单调栈是指一个栈内部的元素具有严格单调性的一种数据结构，分为单调递增栈和单调递减栈。

Codeforces Round 622 (Div. 2) C. Skyscrapers

Link:Codeforces Round 622 (Div. 2) C. Skyscrapers

Description

The outskirts of the capital are being actively built up in Berland. The company "Kernel Panic" manages the construction of a residential complex of skyscrapers in New Berlskva. All skyscrapers are built along the highway. It is known that the company has already bought n plots along the highway and is preparing to build n skyscrapers, one skyscraper per plot.

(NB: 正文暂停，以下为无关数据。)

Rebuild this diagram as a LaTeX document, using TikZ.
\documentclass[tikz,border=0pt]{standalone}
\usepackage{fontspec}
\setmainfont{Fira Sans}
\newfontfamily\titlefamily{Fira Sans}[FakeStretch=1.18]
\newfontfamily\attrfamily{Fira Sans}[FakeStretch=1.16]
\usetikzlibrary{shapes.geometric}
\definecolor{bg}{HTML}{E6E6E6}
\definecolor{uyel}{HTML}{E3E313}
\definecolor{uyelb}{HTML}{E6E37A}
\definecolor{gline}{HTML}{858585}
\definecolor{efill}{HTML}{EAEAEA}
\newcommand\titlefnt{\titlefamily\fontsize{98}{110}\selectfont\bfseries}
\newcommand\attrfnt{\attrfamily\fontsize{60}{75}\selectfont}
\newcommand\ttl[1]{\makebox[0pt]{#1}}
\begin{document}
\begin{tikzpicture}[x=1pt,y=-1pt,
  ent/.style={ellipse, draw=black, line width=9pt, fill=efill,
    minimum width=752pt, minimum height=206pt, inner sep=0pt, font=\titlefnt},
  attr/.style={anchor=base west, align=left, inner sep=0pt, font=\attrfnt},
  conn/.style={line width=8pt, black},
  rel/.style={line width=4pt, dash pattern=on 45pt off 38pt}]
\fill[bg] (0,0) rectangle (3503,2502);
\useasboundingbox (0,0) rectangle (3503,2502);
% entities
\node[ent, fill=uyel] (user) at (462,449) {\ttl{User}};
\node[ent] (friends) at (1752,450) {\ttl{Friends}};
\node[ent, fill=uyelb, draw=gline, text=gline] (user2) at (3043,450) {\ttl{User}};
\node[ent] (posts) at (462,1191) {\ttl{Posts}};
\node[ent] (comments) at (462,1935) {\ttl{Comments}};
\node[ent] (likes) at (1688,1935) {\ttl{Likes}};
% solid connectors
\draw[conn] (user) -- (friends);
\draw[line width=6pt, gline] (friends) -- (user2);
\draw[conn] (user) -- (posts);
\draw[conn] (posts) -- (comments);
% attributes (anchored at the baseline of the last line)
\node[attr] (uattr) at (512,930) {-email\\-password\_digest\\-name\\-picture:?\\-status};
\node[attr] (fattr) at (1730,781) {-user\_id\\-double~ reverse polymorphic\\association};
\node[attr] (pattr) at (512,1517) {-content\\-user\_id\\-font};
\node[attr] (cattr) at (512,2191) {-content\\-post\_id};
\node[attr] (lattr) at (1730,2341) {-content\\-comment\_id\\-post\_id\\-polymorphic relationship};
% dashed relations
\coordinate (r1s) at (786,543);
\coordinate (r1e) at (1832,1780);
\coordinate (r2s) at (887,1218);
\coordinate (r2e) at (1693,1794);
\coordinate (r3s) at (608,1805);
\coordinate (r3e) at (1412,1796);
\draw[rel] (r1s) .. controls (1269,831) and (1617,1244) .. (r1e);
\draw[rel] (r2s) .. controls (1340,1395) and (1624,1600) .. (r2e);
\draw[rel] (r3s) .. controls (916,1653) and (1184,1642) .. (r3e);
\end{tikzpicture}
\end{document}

Architects must consider several requirements when planning a skyscraper. Firstly, since the land on each plot has different properties, each skyscraper has a limit on the largest number of floors it can have. Secondly, according to the design code of the city, it is unacceptable for a skyscraper to simultaneously have higher skyscrapers both to the left and to the right of it.

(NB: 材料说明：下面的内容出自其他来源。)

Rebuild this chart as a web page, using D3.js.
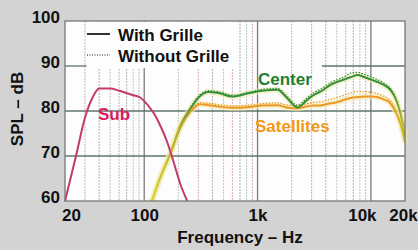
<!DOCTYPE html>
<html>
<head>
<meta charset="utf-8">
<script src="https://cdn.jsdelivr.net/npm/d3@7"></script>
<style>
  body { margin: 0; background: #d3d3d3; }
  svg { display: block; }
  text { font-family: "Liberation Sans", Arial, sans-serif; font-weight: bold; }
</style>
</head>
<body>
<svg width="418" height="250"></svg>
<script>
// --- data read off the picture ---
var xTicks = [20, 100, 1000, 10000, 20000];
var xTickLabels = ["20", "100", "1k", "10k", "20k"];
var yTicks = [60, 70, 80, 90, 100];
var gridFreqs = [30, 40, 50, 60, 70, 80, 90, 100, 200, 300, 400, 500, 600, 700, 800, 900, 1000,
                 2000, 3000, 4000, 5000, 6000, 7000, 8000, 9000, 10000];

var subFreq = [20, 25, 30, 35, 40, 50, 60, 80, 92, 110, 125, 140, 160, 180, 210, 240];
var subSpl  = [60, 70, 78.5, 83, 85, 85, 84.5, 83.5, 83, 81, 79, 76.5, 73, 69, 63.5, 60];

var csFreq = [117, 140, 170, 210, 255, 310, 370, 450, 600, 850, 1100, 1500, 1800, 2250, 2700,
              3100, 3700, 4400, 5100, 5800, 6600, 7700, 8600, 10000, 11300, 13000, 14500, 16000,
              17500, 19000, 20000];
var centerSpl = [60, 65.5, 70.5, 77, 80.5, 83.3, 84.2, 84, 83.2, 84, 84.5, 84.7, 83, 80.8, 82.3,
                 83.5, 84.5, 85.8, 86.5, 87, 87.5, 88, 87.6, 87, 86.5, 85.8, 85, 83.5,
                 81, 77.5, 74.5];
var centerNoGrille = [60, 65.5, 70.5, 77, 80.8, 83.6, 84.5, 84.3, 83.5, 84.2, 84.8, 85, 83.4, 81.3, 82.8,
                 84, 85, 86.3, 87, 87.6, 88.4, 88.6, 88.2, 87.6, 87, 86.2, 85.3, 83.8,
                 81.5, 78, 75];
var satSpl = [60, 65.5, 70.5, 76.5, 79.8, 81.5, 81.3, 81, 80.7, 80.9, 81.2, 81.3, 80.8, 80.6, 81,
              81.2, 81.3, 81.7, 82, 82.5, 82.9, 83.1, 83.2, 83.2, 83.1, 82.6, 82, 80.5,
              78.4, 75.5, 73];
var satNoGrille = [60, 65.5, 70.5, 76.5, 80, 81.8, 81.7, 81.4, 81.1, 81.3, 81.6, 81.8, 81.3, 81.2, 81.6,
              81.9, 82.1, 82.6, 83, 83.5, 84, 84.3, 84.3, 84.2, 83.9, 83.3, 82.6, 81,
              78.8, 76, 73.5];

// horizontal grid lines, as [dB, from Hz, to Hz] (the 90 dB one is broken in the scan)
var hGrid = [[70, 20, 20000], [80, 20, 20000], [90, 20, 31], [90, 3700, 20000]];

var svg = d3.select("svg");
var pl = 65, pr = 405, pt = 21, pb = 201;

var x = d3.scaleLog().domain([20, 20000]).range([pl, pr]);
var y = d3.scaleLinear().domain([60, 100]).range([pb, pt]);

// plot area
svg.append("rect")
   .attr("x", pl).attr("y", pt)
   .attr("width", pr - pl).attr("height", pb - pt)
   .attr("fill", "#fdfdfd");

// vertical grid
var decades = [100, 1000, 10000];
svg.append("g").selectAll("line")
   .data(gridFreqs)
   .join("line")
   .attr("x1", d => x(d)).attr("x2", d => x(d))
   .attr("y1", pt).attr("y2", pb)
   .attr("stroke", (d, i) => decades.includes(d) ? "#7a7a7a" : (i % 3 == 0 ? "#d0aebd" : i % 3 == 1 ? "#b4b0b0" : "#bccbb8"))
   .attr("stroke-width", d => decades.includes(d) ? 1.3 : 1)
   .attr("stroke-dasharray", d => decades.includes(d) ? null : "2,1");

// horizontal grid
svg.append("g").selectAll("line")
   .data(hGrid)
   .join("line")
   .attr("x1", d => x(d[1])).attr("x2", d => x(d[2]))
   .attr("y1", d => y(d[0])).attr("y2", d => y(d[0]))
   .attr("stroke", "#5e7468")
   .attr("stroke-width", 1.3);

// legend box
svg.append("rect")
   .attr("x", 88).attr("y", pt + 1)
   .attr("width", 150).attr("height", 46)
   .attr("fill", "#fdfdfd");
svg.append("line")
   .attr("x1", 87).attr("x2", 110).attr("y1", 34).attr("y2", 34)
   .attr("stroke", "#333").attr("stroke-width", 2);
svg.append("line")
   .attr("x1", 87).attr("x2", 110).attr("y1", 55).attr("y2", 55)
   .attr("stroke", "#888").attr("stroke-width", 2).attr("stroke-dasharray", "1,1.5");
svg.append("text").attr("x", 118).attr("y", 41).attr("font-size", 17).attr("fill", "#111").text("With Grille");
svg.append("text").attr("x", 118).attr("y", 62).attr("font-size", 17).attr("fill", "#111").text("Without Grille");

// gradients for the mid/high curves (yellow at the ends)
var defs = svg.append("defs");
function grad(id, mid) {
  var g = defs.append("linearGradient").attr("id", id)
     .attr("gradientUnits", "userSpaceOnUse")
     .attr("x1", x(117)).attr("x2", x(20000)).attr("y1", 0).attr("y2", 0);
  var span = x(20000) - x(117);
  [[0, "#d8d428"], [(x(200) - x(117)) / span, "#b8b030"], [(x(280) - x(117)) / span, mid],
   [(x(15000) - x(117)) / span, mid], [1, "#c8c020"]].forEach(function(s) {
    g.append("stop").attr("offset", s[0]).attr("stop-color", s[1]);
  });
}
grad("gCenter", "#32903a");
grad("gSat", "#ea9a22");

var line = d3.line()
   .x(d => x(d[0]))
   .y(d => y(d[1]))
   .curve(d3.curveMonotoneX);

function zip(f, v) { return f.map((d, i) => [d, v[i]]); }

// soft glow under the curves
[centerSpl, satSpl].forEach(function(v) {
  svg.append("path").attr("d", line(zip(csFreq, v)))
     .attr("fill", "none").attr("stroke", "#f4eab0").attr("stroke-width", 6).attr("opacity", 0.6);
});

svg.append("path").attr("d", line(zip(csFreq, satNoGrille)))
   .attr("fill", "none").attr("stroke", "url(#gSat)").attr("stroke-width", 1.3)
   .attr("stroke-dasharray", "1.5,1.5");
svg.append("path").attr("d", line(zip(csFreq, satSpl)))
   .attr("fill", "none").attr("stroke", "url(#gSat)").attr("stroke-width", 2);
svg.append("path").attr("d", line(zip(csFreq, centerNoGrille)))
   .attr("fill", "none").attr("stroke", "url(#gCenter)").attr("stroke-width", 1.3)
   .attr("stroke-dasharray", "1.5,1.5");
svg.append("path").attr("d", line(zip(csFreq, centerSpl)))
   .attr("fill", "none").attr("stroke", "url(#gCenter)").attr("stroke-width", 2);

svg.append("path").attr("d", line(zip(subFreq, subSpl)))
   .attr("fill", "none").attr("stroke", "#c23a6c").attr("stroke-width", 2);

// series labels
svg.append("text").attr("x", 98).attr("y", 120).attr("font-size", 17).attr("fill", "#d81b5c").text("Sub");
svg.append("text").attr("x", 258).attr("y", 85).attr("font-size", 17).attr("fill", "#1f7f30").text("Center");
svg.append("text").attr("x", 255).attr("y", 132).attr("font-size", 17).attr("fill", "#f29818").text("Satellites");

// frame
svg.append("rect")
   .attr("x", pl).attr("y", pt)
   .attr("width", pr - pl).attr("height", pb - pt)
   .attr("fill", "none").attr("stroke", "#777").attr("stroke-width", 1.3);

// axes
var xAxis = d3.axisBottom(x)
   .tickValues(xTicks)
   .tickFormat((d, i) => xTickLabels[i])
   .tickSize(0).tickPadding(8);
var gx = svg.append("g").attr("transform", "translate(0," + pb + ")").call(xAxis);
gx.select(".domain").remove();
gx.selectAll("text")
  .attr("font-size", 17).attr("fill", "#111")
  .attr("dx", d => d == 20 ? 6 : d == 10000 ? -9 : d == 20000 ? -2 : 0);

var yAxis = d3.axisLeft(y).tickValues(yTicks).tickSize(0).tickPadding(4);
var gy = svg.append("g").attr("transform", "translate(" + (pl - 1) + ",0)").call(yAxis);
gy.select(".domain").remove();
gy.selectAll("text").attr("font-size", 17).attr("fill", "#111").attr("dy", "0.1em");

svg.append("text")
   .attr("x", 240).attr("y", 243)
   .attr("text-anchor", "middle").attr("font-size", 17).attr("fill", "#111")
   .text("Frequency – Hz");
svg.append("text")
   .attr("transform", "translate(23,109) rotate(-90)")
   .attr("text-anchor", "middle").attr("font-size", 17).attr("fill", "#111")
   .text("SPL – dB");
</script>
</body>
</html>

Formally, let's number the plots from 1 to n. Then if the skyscraper on the i-th plot has $a_i$ floors, it must hold that $a_i$ is at most $m_i$ ($1 \le a_i \le m_i$). Also there mustn't be integers j and k such that $j < i < k$ and $a_j > a_i < a_k$. Plots j and k are not required to be adjacent to i.

The company wants the total number of floors in the built skyscrapers to be as large as possible. Help it to choose the number of floors for each skyscraper in an optimal way, i.e. in such a way that all requirements are fulfilled, and among all such construction plans choose any plan with the maximum possible total number of floors.

Input
The first line contains a single integer n ($1 \leq n \leq 500\,000$) — the number of plots.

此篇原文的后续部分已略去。